• **THE PROBLEM**: For each line below that contains the string "with", copy that line.

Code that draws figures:
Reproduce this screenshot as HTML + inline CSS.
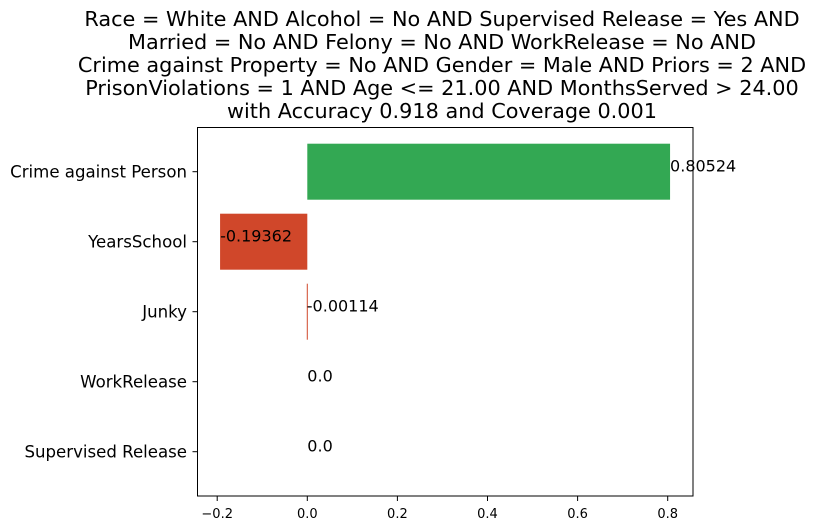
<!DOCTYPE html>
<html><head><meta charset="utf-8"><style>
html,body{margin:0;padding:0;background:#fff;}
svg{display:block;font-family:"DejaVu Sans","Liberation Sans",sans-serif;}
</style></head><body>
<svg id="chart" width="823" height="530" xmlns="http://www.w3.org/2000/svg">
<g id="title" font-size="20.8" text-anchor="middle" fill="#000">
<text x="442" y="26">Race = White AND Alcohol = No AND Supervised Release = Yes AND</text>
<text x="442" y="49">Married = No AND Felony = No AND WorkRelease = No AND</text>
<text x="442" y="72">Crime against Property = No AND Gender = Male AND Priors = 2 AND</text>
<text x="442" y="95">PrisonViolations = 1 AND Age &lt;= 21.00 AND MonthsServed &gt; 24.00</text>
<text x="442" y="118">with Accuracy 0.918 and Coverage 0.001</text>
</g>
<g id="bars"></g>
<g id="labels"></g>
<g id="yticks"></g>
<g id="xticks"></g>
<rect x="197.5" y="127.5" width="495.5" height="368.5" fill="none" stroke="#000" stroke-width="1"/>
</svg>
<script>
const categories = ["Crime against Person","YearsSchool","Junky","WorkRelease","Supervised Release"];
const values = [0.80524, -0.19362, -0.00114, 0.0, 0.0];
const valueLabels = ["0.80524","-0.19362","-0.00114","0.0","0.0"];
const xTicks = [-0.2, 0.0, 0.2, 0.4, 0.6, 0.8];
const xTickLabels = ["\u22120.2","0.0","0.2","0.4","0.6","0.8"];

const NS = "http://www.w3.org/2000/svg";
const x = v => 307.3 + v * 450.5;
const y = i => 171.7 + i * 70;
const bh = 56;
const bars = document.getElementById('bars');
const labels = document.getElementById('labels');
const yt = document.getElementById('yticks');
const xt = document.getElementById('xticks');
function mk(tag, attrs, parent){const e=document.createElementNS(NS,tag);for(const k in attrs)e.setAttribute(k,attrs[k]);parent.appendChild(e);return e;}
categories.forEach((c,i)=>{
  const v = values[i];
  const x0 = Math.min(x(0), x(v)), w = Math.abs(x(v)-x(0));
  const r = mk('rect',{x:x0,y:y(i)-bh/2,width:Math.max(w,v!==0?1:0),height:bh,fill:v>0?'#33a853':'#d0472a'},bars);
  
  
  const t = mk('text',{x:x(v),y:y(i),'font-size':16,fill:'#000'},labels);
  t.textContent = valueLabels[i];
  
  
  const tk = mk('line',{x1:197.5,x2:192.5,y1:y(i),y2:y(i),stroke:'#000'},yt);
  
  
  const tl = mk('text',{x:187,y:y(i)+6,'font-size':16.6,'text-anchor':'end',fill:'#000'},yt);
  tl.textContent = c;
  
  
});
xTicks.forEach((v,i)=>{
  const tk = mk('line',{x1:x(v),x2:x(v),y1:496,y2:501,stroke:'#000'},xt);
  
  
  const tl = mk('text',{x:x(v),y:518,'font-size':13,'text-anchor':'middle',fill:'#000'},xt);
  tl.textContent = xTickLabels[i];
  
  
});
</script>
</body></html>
...
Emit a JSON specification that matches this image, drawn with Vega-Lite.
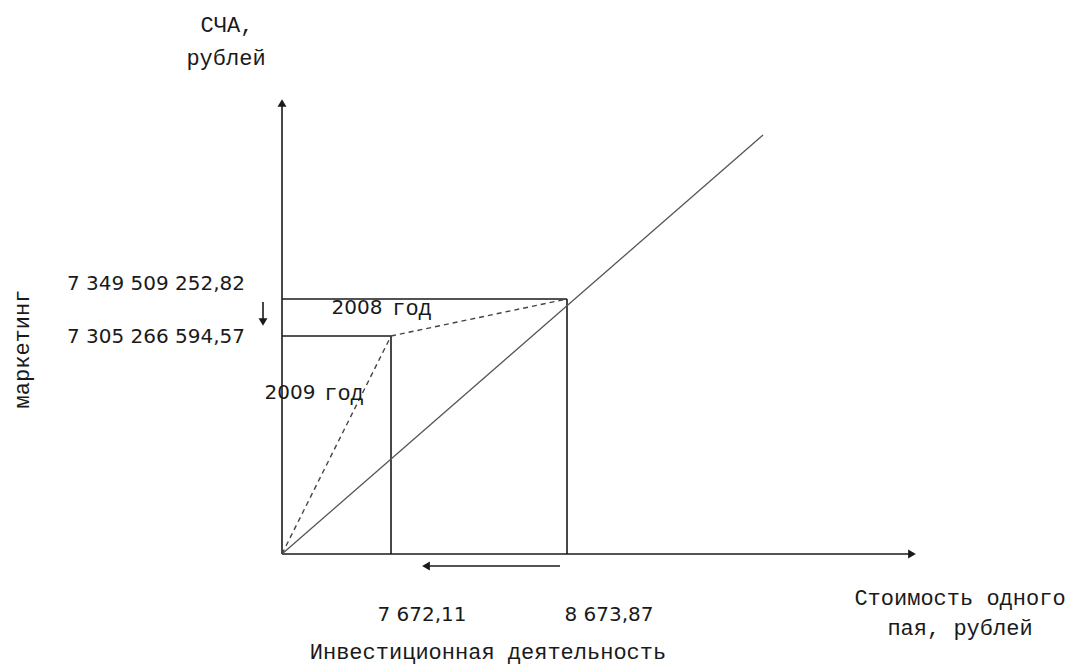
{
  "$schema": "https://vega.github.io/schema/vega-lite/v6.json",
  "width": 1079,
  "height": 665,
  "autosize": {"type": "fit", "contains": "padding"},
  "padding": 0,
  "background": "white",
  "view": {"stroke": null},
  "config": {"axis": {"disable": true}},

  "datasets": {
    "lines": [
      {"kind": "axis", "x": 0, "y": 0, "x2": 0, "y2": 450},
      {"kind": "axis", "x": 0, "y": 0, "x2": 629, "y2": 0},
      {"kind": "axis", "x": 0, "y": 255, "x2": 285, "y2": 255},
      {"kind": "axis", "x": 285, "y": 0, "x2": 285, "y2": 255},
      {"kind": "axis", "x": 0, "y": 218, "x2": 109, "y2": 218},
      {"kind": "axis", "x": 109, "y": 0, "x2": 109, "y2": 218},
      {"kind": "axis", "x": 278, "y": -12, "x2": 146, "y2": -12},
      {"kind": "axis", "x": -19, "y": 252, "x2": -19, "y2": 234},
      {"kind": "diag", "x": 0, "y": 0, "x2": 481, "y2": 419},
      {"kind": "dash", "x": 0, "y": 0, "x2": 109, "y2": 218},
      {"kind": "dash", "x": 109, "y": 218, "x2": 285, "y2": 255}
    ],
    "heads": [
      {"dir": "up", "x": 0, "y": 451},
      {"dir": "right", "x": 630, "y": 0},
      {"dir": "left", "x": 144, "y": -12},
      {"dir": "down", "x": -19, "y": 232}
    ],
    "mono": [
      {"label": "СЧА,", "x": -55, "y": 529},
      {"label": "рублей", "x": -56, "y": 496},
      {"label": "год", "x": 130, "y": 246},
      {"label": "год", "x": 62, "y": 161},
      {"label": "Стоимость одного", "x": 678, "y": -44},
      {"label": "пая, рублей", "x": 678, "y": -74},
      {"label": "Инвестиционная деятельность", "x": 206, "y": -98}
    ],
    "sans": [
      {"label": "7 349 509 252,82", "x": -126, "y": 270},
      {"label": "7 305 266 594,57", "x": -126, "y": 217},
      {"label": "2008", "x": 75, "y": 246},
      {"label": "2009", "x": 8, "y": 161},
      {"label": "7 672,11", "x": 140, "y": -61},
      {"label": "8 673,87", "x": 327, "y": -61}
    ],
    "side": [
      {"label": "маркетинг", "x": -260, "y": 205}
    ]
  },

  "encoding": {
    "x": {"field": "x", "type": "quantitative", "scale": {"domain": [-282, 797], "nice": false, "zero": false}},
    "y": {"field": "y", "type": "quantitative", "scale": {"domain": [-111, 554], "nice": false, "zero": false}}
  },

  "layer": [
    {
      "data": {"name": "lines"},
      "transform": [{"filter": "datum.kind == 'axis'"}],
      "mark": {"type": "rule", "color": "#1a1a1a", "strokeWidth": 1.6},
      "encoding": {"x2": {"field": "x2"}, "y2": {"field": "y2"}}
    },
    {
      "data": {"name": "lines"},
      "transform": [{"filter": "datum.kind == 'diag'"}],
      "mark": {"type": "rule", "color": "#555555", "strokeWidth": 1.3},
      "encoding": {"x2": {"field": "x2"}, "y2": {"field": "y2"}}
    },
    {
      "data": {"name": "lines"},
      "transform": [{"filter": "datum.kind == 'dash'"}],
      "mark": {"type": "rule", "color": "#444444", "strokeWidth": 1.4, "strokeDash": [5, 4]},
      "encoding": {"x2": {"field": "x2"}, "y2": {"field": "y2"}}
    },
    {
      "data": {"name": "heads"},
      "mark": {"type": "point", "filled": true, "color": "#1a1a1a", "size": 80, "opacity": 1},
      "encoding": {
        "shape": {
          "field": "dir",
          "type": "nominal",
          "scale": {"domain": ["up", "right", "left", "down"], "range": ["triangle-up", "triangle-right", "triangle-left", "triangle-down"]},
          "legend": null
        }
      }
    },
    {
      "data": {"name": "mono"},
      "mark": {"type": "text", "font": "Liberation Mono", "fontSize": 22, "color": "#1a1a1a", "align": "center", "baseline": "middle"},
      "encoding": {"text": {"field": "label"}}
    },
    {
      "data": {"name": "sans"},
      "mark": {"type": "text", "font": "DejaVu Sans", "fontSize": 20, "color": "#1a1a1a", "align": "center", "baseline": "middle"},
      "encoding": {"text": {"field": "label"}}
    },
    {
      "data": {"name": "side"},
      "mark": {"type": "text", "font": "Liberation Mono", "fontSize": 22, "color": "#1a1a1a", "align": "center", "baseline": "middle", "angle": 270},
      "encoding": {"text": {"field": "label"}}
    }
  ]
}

• **REPLY TO THE TASK**:
<text x="442" y="118">with Accuracy 0.918 and Coverage 0.001</text>
Emit a JSON specification that matches this image, drawn with Vega-Lite.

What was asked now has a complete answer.